QuadSAT pivots to offering ready-to-fly testing kits with fresh investment
QuadSAT pivots to offering ready-to-fly testing kits with fresh investment
VALLETTA, Malta — QuadSAT, a Danish startup that tests and calibrates antennas using quadcopter drones as stand-ins for satellites, announced Sept. 10 that it raised 2 million euros ($2.35 million) in a Pre-Series A investment round as it prepares to productize its technology.
QuadSAT plans to use the money to fuel its pivot from traveling service provider to a seller of a bundled drone-and-software product that satellite operators, antenna makers and their customers can use themselves for testing, tuning and troubleshooting.
“Our technology right now can be used to hire a QuadSAT technician and we’ll show up and we’ll make the measurements using our drone system,” QuadSAT CEO Joakim Espeland told SpaceNews. “What we want to use this investment for is to take that technology and turn it into a product that we can hand over to customers themselves.”
Espeland said QuadSAT plans to expand its team in preparation for bringing its revised offering to market in March.
The 2-million-euro investment round was led by London-based Seraphim Capital, Denmark’s state-owned Vaekstfonden investment fund, and angel investor Helge Munk, who chairs QuadSAT’s board of directors.
This Pre-Series A round is the first since Seraphim helped the company raise 700,000 euros in seed money at the beginning of 2019.
QuadSAT was founded in Denmark in 2017 and opened an office in 2018 at the UK’s Harwell Space Cluster an hour’s train ride from London after participating in Seraphim Space Camp, a nine-week accelerator program for space technology startups.
“QuadSAT is solving one of the biggest hidden pain-points within the satcoms industry and we expect them to have a major impact on the wider market,” Seraphim Capital managing partner James Bruegger said by email. “We are incredibly excited about what QuadSAT will achieve in the next 12 months.”
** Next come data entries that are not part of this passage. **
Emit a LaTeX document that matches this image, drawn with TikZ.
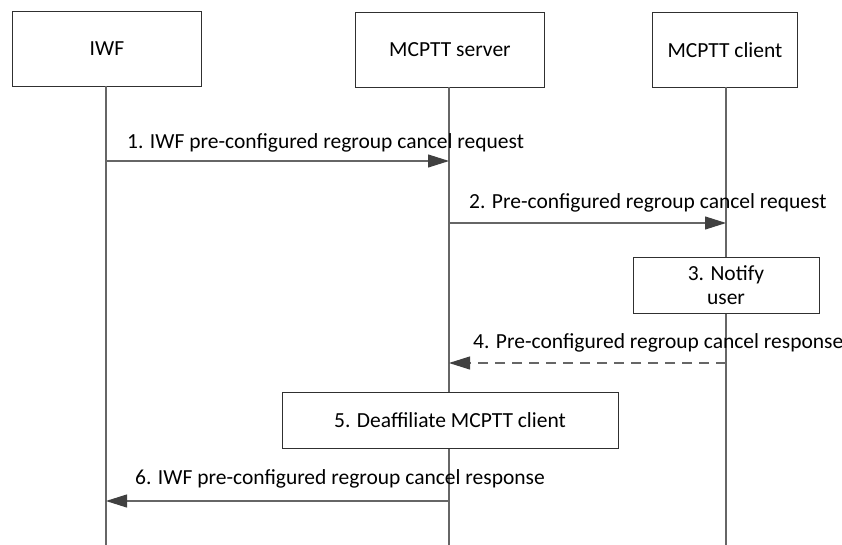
\documentclass[tikz,border=0pt]{standalone}
\usepackage{fontspec}
\setmainfont{Carlito}
\usetikzlibrary{arrows.meta}
\definecolor{lifeC}{HTML}{666666}
\definecolor{tipC}{HTML}{404040}
\definecolor{boxC}{HTML}{303030}
\begin{document}
\begin{tikzpicture}[x=1pt,y=-1pt,
  every node/.style={font=\fontsize{21.5}{25}\selectfont, text=black, inner sep=0pt},
  entity/.style={draw=boxC, line width=0.9pt, fill=white, anchor=north west},
  life/.style={draw=lifeC, line width=1.1pt},
  msg/.style={draw=lifeC, line width=1.1pt, -{Triangle[length=21pt,width=13pt,fill=tipC,color=tipC]}},
  reply/.style={msg, dash pattern=on 10pt off 7pt},
  lbl/.style={anchor=west}]
\useasboundingbox (0,0) rectangle (842,545);
% entity boxes
\node[entity, minimum width=189pt, minimum height=75pt] (iwf) at (12,11) {};
\node at (iwf.center) {IWF};
\node[entity, minimum width=189pt, minimum height=75pt] (srv) at (355,12) {};
\node at (srv.center) {MCPTT server};
\node[entity, minimum width=145pt, minimum height=75pt] (cli) at (652,12) {};
\node at (cli.center) {MCPTT client};
% lifeline ends
\coordinate (iwfEnd) at (106,545);
\coordinate (srvEnd) at (449,545);
\coordinate (cliEnd) at (726,545);
\coordinate (iwfTop) at (106,86);
\coordinate (srvTop) at (449,87);
\coordinate (cliTop) at (726,87);
\draw[life] (iwfTop) -- (iwfEnd);
\draw[life] (srvTop) -- (srvEnd);
\draw[life] (cliTop) -- (cliEnd);
% process boxes
\node[draw=boxC, line width=0.9pt, fill=white, minimum width=186pt, minimum height=56pt, align=center] (notify) at (726,285) {3. Notify\\[-1pt]user};
\node[draw=boxC, line width=0.9pt, fill=white, minimum width=336pt, minimum height=56pt] (deaff) at (450,420) {5. Deaffiliate MCPTT client};
% message anchor points
\coordinate (m1a) at (106,161); \coordinate (m1b) at (449,161);
\coordinate (m2a) at (449,223); \coordinate (m2b) at (726,223);
\coordinate (m4a) at (726,363); \coordinate (m4b) at (449,363);
\coordinate (m6a) at (449,501); \coordinate (m6b) at (106,501);
\draw[msg] (m1a) -- (m1b);
\draw[msg] (m2a) -- (m2b);
\draw[reply] (m4a) -- (m4b);
\draw[msg] (m6a) -- (m6b);
% labels
\node[lbl] (l1) at (127,143) {1. IWF pre-configured regroup cancel request};
\node[lbl] (l2) at (469,203) {2. Pre-configured regroup cancel request};
\node[lbl] (l4) at (473,343) {4. Pre-configured regroup cancel response};
\node[lbl] (l6) at (135,479) {6. IWF pre-configured regroup cancel response};
\end{tikzpicture}
\end{document}
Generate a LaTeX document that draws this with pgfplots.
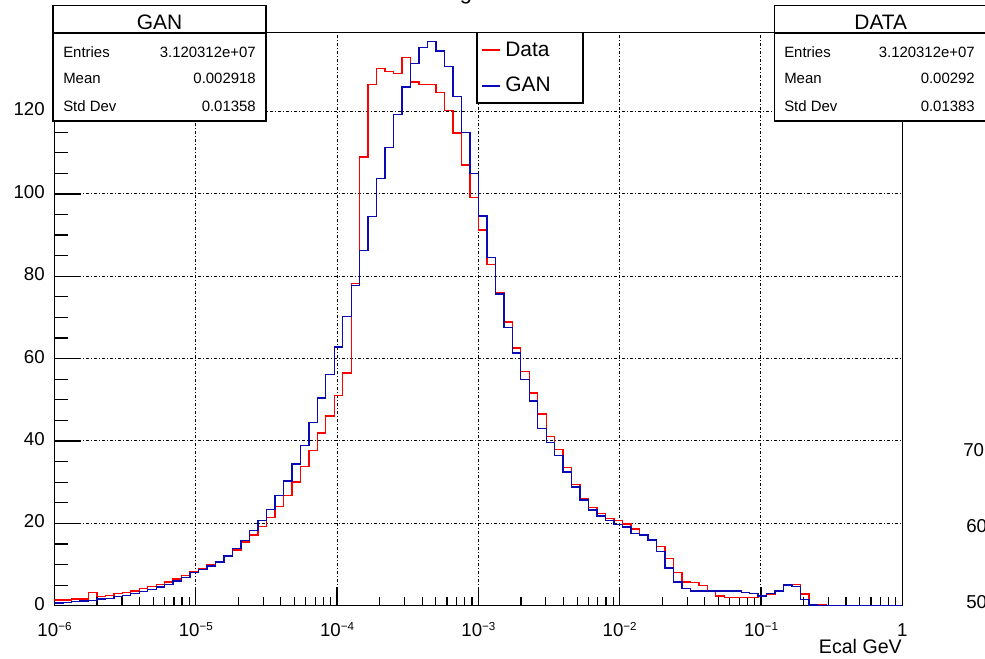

For QuadSAT, the value of Seraphim’s continued support goes beyond its financial investment. “They have a huge partner network of corporates that are potential customers for QuadSAT,” Espeland said.
In addition to Seraphim, Vaekstfonden has also remained onboard as an investor. QuadSAT is the investment fund’s first foray into Denmark’s emerging space technology sector.
“QuadSAT has developed a unique product that no one else in the world can offer,” said Simon Frederik Ă˜elund, the Vaekstfonden investment associate responsible for the investment in QuadSAT. “The impact they can have on the industry is unquestionable and this has become more clear since our first investment.”
Currently, the QuadSAT system is capable of testing antennas used to communicate with geostationary satellites in X- and Ku-band. However, the company is currently working toward expanding the system’s capabilities to support Ka-band spacecraft and the growing number of satellites in medium and low Earth orbits. This functionality will be available as a software update that can be purchased by customers, according to QuadSAT.
Have drone, would travel
Despite preparing to offer its specially equipped drones and software bundled as a commercial product in the coming year, QuadSAT continues to provide antenna-testing services to some early customers. The company recently completed work for the European Space Agency supporting the development of advanced satellite communication products and services. Espeland said QuadSAT has some ongoing work with a commercial satellite operator he declined to name.
At the end of 2019, QuadSAT announced that it had demonstrated its antenna-testing service to SES and Eutelsat, two of the world’s biggest commercial comsat operators by revenue.
QuadSAT previously planned to devote 2020 to conducting more such on-site demonstrations but the coronavirus pandemic largely upended those travel-intensive plans.
With COVID-19 making international travel difficult, QuadSAT looked for opportunities closer to home, such as working with Danish radar companies on their calibration needs, and accelerated its timeline for bringing its testing solution to market as a fly-it-yourself product.
“So, I think that when we are talking about March 2021 now, it probably would have been something like August 2021 had it not been for the pandemic,” explained Espeland. “We accelerated the development and looked a little bit into different markets to cope with the challenges of not being able to travel as we wanted.”
With the completion of its Pre-Series A investment round, Espeland said he hopes that a successful product launch combined with strong initial sales will position QuadSAT “to do a powerful Series A” funding round by this time next year.